» **Goal of the exercise**
Take the lines of the data below from the very first through the line containing "y_tick_values = [100_000" and output them exactly, pictures excluded.

>> begin Data lines

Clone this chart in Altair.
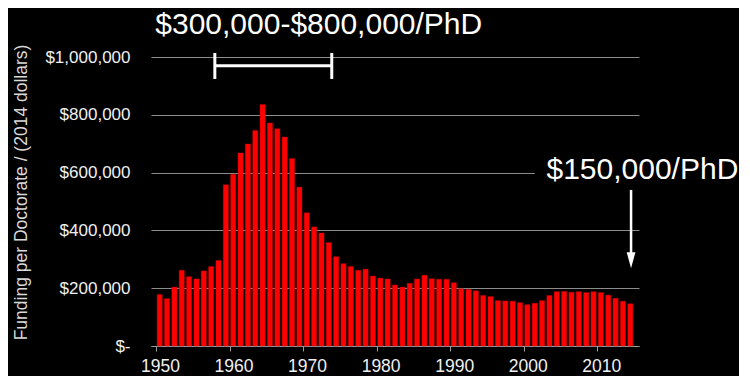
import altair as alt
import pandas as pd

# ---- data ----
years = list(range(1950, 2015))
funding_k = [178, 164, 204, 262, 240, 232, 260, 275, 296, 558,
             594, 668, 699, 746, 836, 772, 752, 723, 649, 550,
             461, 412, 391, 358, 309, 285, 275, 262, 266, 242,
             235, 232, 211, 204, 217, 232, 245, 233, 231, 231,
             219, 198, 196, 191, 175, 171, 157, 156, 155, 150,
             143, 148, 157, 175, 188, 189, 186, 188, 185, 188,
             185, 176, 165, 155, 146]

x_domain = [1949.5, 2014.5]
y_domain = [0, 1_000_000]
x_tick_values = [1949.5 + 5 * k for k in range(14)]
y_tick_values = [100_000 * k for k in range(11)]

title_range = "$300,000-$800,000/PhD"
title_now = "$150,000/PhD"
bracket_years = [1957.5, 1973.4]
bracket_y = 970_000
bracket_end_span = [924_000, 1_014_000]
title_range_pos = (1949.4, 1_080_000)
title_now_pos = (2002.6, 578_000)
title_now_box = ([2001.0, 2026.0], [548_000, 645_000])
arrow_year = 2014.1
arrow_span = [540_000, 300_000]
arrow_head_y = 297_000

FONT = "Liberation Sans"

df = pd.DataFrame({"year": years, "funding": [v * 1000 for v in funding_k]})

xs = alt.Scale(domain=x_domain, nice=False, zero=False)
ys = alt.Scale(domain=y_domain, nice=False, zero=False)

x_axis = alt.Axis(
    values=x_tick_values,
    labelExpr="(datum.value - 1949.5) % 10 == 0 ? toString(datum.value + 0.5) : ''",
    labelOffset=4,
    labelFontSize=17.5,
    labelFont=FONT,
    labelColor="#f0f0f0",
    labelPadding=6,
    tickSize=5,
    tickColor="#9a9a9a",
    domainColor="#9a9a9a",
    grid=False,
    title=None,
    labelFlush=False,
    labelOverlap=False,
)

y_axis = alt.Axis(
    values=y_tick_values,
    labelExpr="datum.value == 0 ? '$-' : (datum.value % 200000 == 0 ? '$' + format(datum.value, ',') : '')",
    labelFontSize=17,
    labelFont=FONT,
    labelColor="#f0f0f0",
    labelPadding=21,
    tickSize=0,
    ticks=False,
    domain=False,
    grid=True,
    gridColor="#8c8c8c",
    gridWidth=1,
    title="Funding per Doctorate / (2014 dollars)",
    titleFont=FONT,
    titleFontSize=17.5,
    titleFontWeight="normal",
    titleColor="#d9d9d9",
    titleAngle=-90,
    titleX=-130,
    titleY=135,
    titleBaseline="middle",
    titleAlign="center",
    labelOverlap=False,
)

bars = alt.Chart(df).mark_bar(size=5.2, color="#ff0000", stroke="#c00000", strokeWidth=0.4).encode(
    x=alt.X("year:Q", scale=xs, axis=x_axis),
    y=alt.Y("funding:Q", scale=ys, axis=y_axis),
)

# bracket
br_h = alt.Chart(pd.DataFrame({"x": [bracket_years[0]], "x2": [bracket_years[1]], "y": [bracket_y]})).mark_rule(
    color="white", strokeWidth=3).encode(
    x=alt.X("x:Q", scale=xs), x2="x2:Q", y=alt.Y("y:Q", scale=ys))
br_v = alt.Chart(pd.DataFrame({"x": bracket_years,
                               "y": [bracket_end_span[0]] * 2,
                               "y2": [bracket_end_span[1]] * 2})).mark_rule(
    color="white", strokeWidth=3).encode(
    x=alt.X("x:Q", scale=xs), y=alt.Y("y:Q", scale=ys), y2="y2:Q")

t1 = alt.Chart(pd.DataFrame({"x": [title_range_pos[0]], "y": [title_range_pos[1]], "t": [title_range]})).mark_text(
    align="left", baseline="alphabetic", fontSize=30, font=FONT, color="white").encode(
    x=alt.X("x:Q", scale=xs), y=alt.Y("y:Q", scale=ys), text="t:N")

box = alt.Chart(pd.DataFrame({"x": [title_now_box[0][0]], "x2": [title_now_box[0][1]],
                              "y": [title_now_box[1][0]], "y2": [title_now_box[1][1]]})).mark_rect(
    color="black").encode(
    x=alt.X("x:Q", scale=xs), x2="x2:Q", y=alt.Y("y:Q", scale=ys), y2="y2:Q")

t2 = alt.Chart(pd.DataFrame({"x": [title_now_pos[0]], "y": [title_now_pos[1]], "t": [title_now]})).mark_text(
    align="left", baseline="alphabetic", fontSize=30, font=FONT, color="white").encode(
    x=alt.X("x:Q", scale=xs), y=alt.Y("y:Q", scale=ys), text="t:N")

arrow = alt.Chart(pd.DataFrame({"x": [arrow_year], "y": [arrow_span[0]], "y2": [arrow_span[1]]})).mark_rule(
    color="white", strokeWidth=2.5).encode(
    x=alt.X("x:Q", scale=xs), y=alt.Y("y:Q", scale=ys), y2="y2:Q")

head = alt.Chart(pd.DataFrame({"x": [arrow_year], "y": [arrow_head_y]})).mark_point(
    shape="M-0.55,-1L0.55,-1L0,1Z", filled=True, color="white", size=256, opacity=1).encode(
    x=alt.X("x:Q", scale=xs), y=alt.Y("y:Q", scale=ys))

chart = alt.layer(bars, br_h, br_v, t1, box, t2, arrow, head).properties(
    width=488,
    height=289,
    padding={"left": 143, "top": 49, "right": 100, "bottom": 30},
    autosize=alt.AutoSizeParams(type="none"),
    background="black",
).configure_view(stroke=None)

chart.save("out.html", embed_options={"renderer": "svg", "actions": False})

>> end Data lines

» **Right answer**
Clone this chart in Altair.
import altair as alt
import pandas as pd

# ---- data ----
years = list(range(1950, 2015))
funding_k = [178, 164, 204, 262, 240, 232, 260, 275, 296, 558,
             594, 668, 699, 746, 836, 772, 752, 723, 649, 550,
             461, 412, 391, 358, 309, 285, 275, 262, 266, 242,
             235, 232, 211, 204, 217, 232, 245, 233, 231, 231,
             219, 198, 196, 191, 175, 171, 157, 156, 155, 150,
             143, 148, 157, 175, 188, 189, 186, 188, 185, 188,
             185, 176, 165, 155, 146]

x_domain = [1949.5, 2014.5]
y_domain = [0, 1_000_000]
x_tick_values = [1949.5 + 5 * k for k in range(14)]
y_tick_values = [100_000 * k for k in range(11)]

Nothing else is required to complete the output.